> **Work to do**
Write out the opening lines of the data word for word, up to and including the line with "const yAxisTitle = 'Sensitivity';", and leave every picture and every later line out.
◇ ◇ ◇
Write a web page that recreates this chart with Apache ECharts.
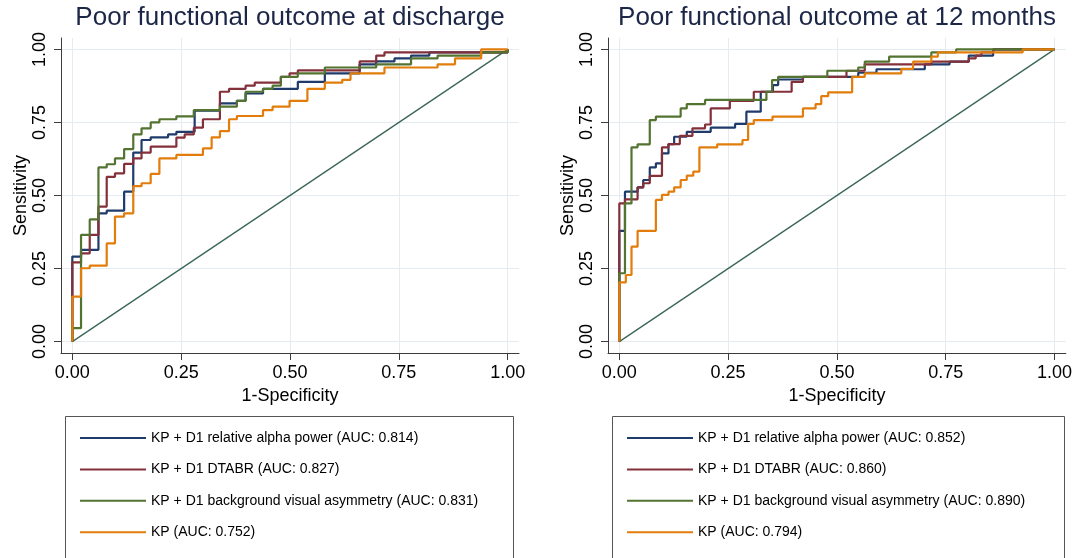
<!DOCTYPE html>
<html>
<head>
<meta charset="utf-8">
<script src="https://cdn.jsdelivr.net/npm/echarts@6/dist/echarts.min.js"></script>
<style>
html,body{margin:0;padding:0;background:#fff;}
#chart{width:1075px;height:558px;}
</style>
</head>
<body>
<div id="chart"></div>
<script>
// ---------- data ----------
const panelTitles = ['Poor functional outcome at discharge', 'Poor functional outcome at 12 months'];
const tickValues = [0, 0.25, 0.5, 0.75, 1];
const xAxisTitle = '1-Specificity';
const yAxisTitle = 'Sensitivity';

const dischargeNames = [
  'KP + D1 relative alpha power (AUC: 0.814)',
  'KP + D1 DTABR (AUC: 0.827)',
  'KP + D1 background visual asymmetry (AUC: 0.831)',
  'KP (AUC: 0.752)'
];
const monthsNames = [
  'KP + D1 relative alpha power (AUC: 0.852)',
  'KP + D1 DTABR (AUC: 0.860)',
  'KP + D1 background visual asymmetry (AUC: 0.890)',
  'KP (AUC: 0.794)'
];

// Discharge panel (1-specificity / sensitivity corner points)
const disAlphaFpr = [0, 0.020, 0.060, 0.079, 0.119, 0.140, 0.159, 0.180, 0.220, 0.239, 0.281, 0.339, 0.378, 0.398, 0.438, 0.518, 0.580, 0.660, 0.698, 0.740, 0.778, 0.820, 1.000, 1.000];
const disAlphaTpr = [0, 0.291, 0.314, 0.439, 0.448, 0.513, 0.647, 0.690, 0.699, 0.709, 0.718, 0.790, 0.815, 0.824, 0.849, 0.865, 0.889, 0.918, 0.949, 0.959, 0.969, 0.979, 0.990, 1.000];
const disDtabrFpr = [0, 0.020, 0.040, 0.060, 0.079, 0.098, 0.119, 0.140, 0.159, 0.180, 0.239, 0.258, 0.279, 0.300, 0.339, 0.360, 0.398, 0.419, 0.479, 0.499, 0.518, 0.660, 0.698, 0.717, 1.000, 1.000];
const disDtabrTpr = [0, 0.271, 0.302, 0.365, 0.462, 0.564, 0.576, 0.608, 0.627, 0.647, 0.667, 0.698, 0.709, 0.732, 0.761, 0.855, 0.865, 0.876, 0.886, 0.906, 0.918, 0.928, 0.959, 0.979, 0.990, 1.000];
const disAsymFpr = [0, 0.020, 0.040, 0.060, 0.079, 0.098, 0.119, 0.140, 0.159, 0.180, 0.200, 0.239, 0.279, 0.339, 0.378, 0.398, 0.438, 0.460, 0.479, 0.518, 0.580, 0.698, 0.778, 0.839, 0.939, 1.000, 1.000];
const disAsymTpr = [0, 0.046, 0.365, 0.418, 0.596, 0.607, 0.627, 0.659, 0.709, 0.730, 0.750, 0.761, 0.771, 0.792, 0.804, 0.824, 0.855, 0.865, 0.876, 0.906, 0.918, 0.938, 0.949, 0.969, 0.979, 0.990, 1.000];
const disKpFpr = [0, 0.020, 0.040, 0.079, 0.098, 0.119, 0.140, 0.159, 0.180, 0.200, 0.239, 0.300, 0.320, 0.339, 0.360, 0.378, 0.438, 0.460, 0.499, 0.540, 0.580, 0.620, 0.639, 0.717, 0.839, 0.879, 0.939, 1.000];
const disKpTpr = [0, 0.154, 0.251, 0.260, 0.336, 0.428, 0.439, 0.532, 0.542, 0.574, 0.627, 0.639, 0.661, 0.699, 0.720, 0.761, 0.772, 0.792, 0.804, 0.824, 0.865, 0.886, 0.896, 0.918, 0.938, 0.949, 0.969, 1.000];

// 12-month panel
const monAlphaFpr = [0, 0.013, 0.042, 0.055, 0.070, 0.084, 0.098, 0.113, 0.126, 0.155, 0.210, 0.266, 0.292, 0.325, 0.353, 0.365, 0.422, 0.549, 0.591, 0.702, 0.759, 0.803, 0.859, 1.000];
const monAlphaTpr = [0, 0.379, 0.513, 0.528, 0.553, 0.596, 0.610, 0.644, 0.676, 0.701, 0.718, 0.732, 0.745, 0.787, 0.855, 0.878, 0.897, 0.906, 0.920, 0.932, 0.949, 0.958, 0.979, 1.000];
const monDtabrFpr = [0, 0.013, 0.042, 0.055, 0.070, 0.098, 0.113, 0.139, 0.168, 0.197, 0.210, 0.254, 0.309, 0.396, 0.422, 0.522, 0.564, 0.717, 0.803, 0.819, 0.832, 0.859, 1.000];
const monDtabrTpr = [0, 0.473, 0.487, 0.528, 0.542, 0.567, 0.665, 0.676, 0.704, 0.730, 0.743, 0.798, 0.824, 0.855, 0.889, 0.906, 0.927, 0.949, 0.958, 0.969, 0.979, 0.990, 1.000];
const monAsymFpr = [0, 0.013, 0.028, 0.042, 0.070, 0.084, 0.141, 0.155, 0.197, 0.338, 0.351, 0.365, 0.478, 0.549, 0.564, 0.620, 0.717, 0.774, 1.000];
const monAsymTpr = [0, 0.234, 0.473, 0.665, 0.675, 0.758, 0.770, 0.798, 0.813, 0.827, 0.855, 0.895, 0.906, 0.927, 0.938, 0.958, 0.975, 0.990, 1.000];
const monKpFpr = [0, 0.015, 0.028, 0.042, 0.084, 0.098, 0.113, 0.126, 0.141, 0.155, 0.170, 0.184, 0.225, 0.283, 0.296, 0.309, 0.352, 0.422, 0.451, 0.464, 0.480, 0.535, 0.564, 0.648, 0.675, 0.717, 0.732, 0.927, 1.000];
const monKpTpr = [0, 0.203, 0.228, 0.325, 0.379, 0.485, 0.502, 0.513, 0.528, 0.553, 0.568, 0.582, 0.665, 0.675, 0.690, 0.745, 0.758, 0.770, 0.798, 0.813, 0.840, 0.853, 0.906, 0.918, 0.933, 0.958, 0.975, 0.990, 1.000];

const referenceX = [0, 1];
const referenceY = [0, 1];

// ---------- styling ----------
const FONT = 'Liberation Sans, Arial, Helvetica, sans-serif';
const curveColors = ['#1f3b6b', '#84303b', '#537330', '#e27d0c'];
const refColor = '#3a6654';
const axisColor = '#3c3c3c';
const gridColor = '#e4ecf1';

const panels = [
  { left: 61, title: panelTitles[0], names: dischargeNames,
    curves: [[disAlphaFpr, disAlphaTpr], [disDtabrFpr, disDtabrTpr], [disAsymFpr, disAsymTpr], [disKpFpr, disKpTpr]] },
  { left: 608, title: panelTitles[1], names: monthsNames,
    curves: [[monAlphaFpr, monAlphaTpr], [monDtabrFpr, monDtabrTpr], [monAsymFpr, monAsymTpr], [monKpFpr, monKpTpr]] }
];
const GRID_W = 458, GRID_TOP = 38, GRID_H = 315;

function zip(a, b) {
  const n = Math.min(a.length, b.length);
  const out = [];
  for (let i = 0; i < n; i++) out.push([a[i], b[i]]);
  return out;
}

const grid = [], xAxis = [], yAxis = [], series = [], legend = [], graphic = [];
panels.forEach((p, pi) => {
  grid.push({ left: p.left, top: GRID_TOP, width: GRID_W, height: GRID_H, containLabel: false });
  xAxis.push({
    type: 'value', gridIndex: pi, min: -0.026, max: 1.026,
    name: xAxisTitle, nameLocation: 'middle', nameGap: 32,
    nameTextStyle: { fontFamily: FONT, fontSize: 18, color: '#000' },
    axisLine: { show: true, onZero: false, lineStyle: { color: axisColor, width: 1 } },
    axisTick: { show: true, inside: false, length: 7, customValues: tickValues, lineStyle: { color: axisColor } },
    axisLabel: { show: true, customValues: tickValues, margin: 11, fontFamily: FONT, fontSize: 18, color: '#000',
      formatter: v => v.toFixed(2) },
    splitLine: { show: true, lineStyle: { color: gridColor, width: 1 } }
  });
  yAxis.push({
    type: 'value', gridIndex: pi, min: -0.039, max: 1.039,
    name: yAxisTitle, nameLocation: 'middle', nameGap: 31,
    nameTextStyle: { fontFamily: FONT, fontSize: 18, color: '#000' },
    axisLine: { show: true, onZero: false, lineStyle: { color: axisColor, width: 1 } },
    axisTick: { show: true, inside: false, length: 7, customValues: tickValues, lineStyle: { color: axisColor } },
    axisLabel: { show: true, customValues: tickValues, rotate: 90, margin: 12, fontFamily: FONT, fontSize: 18, color: '#000',
      formatter: v => v.toFixed(2) },
    splitLine: { show: true, lineStyle: { color: gridColor, width: 1 } }
  });
  series.push({
    type: 'line', xAxisIndex: pi, yAxisIndex: pi, name: 'reference' + pi,
    data: zip(referenceX, referenceY), symbol: 'none', silent: true,
    lineStyle: { color: refColor, width: 1.3 }, z: 1
  });
  p.curves.forEach((c, ci) => {
    series.push({
      type: 'line', xAxisIndex: pi, yAxisIndex: pi, name: p.names[ci],
      data: zip(c[0], c[1]), step: 'start', symbol: 'none', showSymbol: false,
      color: curveColors[ci],
      lineStyle: { color: curveColors[ci], width: 2.2 }, z: 2 + ci
    });
  });
  legend.push({
    data: p.names, orient: 'vertical', left: p.left + 14, top: 426,
    itemWidth: 66, itemHeight: 14, itemGap: 17.4, selectedMode: false,
    icon: 'path://M0,6 L66,6 L66,8 L0,8 Z',
    textStyle: { fontFamily: FONT, fontSize: 14, color: '#000' }
  });
  graphic.push({
    type: 'rect', shape: { x: p.left + 4.5, y: 416.5, width: pi === 0 ? 448 : 452, height: 160 },
    style: { fill: 'none', stroke: '#555', lineWidth: 1 }, silent: true
  });
  graphic.push({
    type: 'text', x: p.left + GRID_W / 2, y: 5,
    style: { text: p.title, fontFamily: FONT, fontSize: 26, fill: '#1c2647',
      textAlign: 'center', textVerticalAlign: 'top', align: 'center', verticalAlign: 'top' }
  });
});

const chart = echarts.init(document.getElementById('chart'), null, { renderer: 'canvas' });
chart.setOption({
  animation: false,
  backgroundColor: '#fff',
  grid, xAxis, yAxis, series, legend, graphic
});
</script>
</body>
</html>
◇ ◇ ◇
> **Completed task**
Write a web page that recreates this chart with Apache ECharts.
<!DOCTYPE html>
<html>
<head>
<meta charset="utf-8">
<script src="https://cdn.jsdelivr.net/npm/echarts@6/dist/echarts.min.js"></script>
<style>
html,body{margin:0;padding:0;background:#fff;}
#chart{width:1075px;height:558px;}
</style>
</head>
<body>
<div id="chart"></div>
<script>
// ---------- data ----------
const panelTitles = ['Poor functional outcome at discharge', 'Poor functional outcome at 12 months'];
const tickValues = [0, 0.25, 0.5, 0.75, 1];
const xAxisTitle = '1-Specificity';
const yAxisTitle = 'Sensitivity';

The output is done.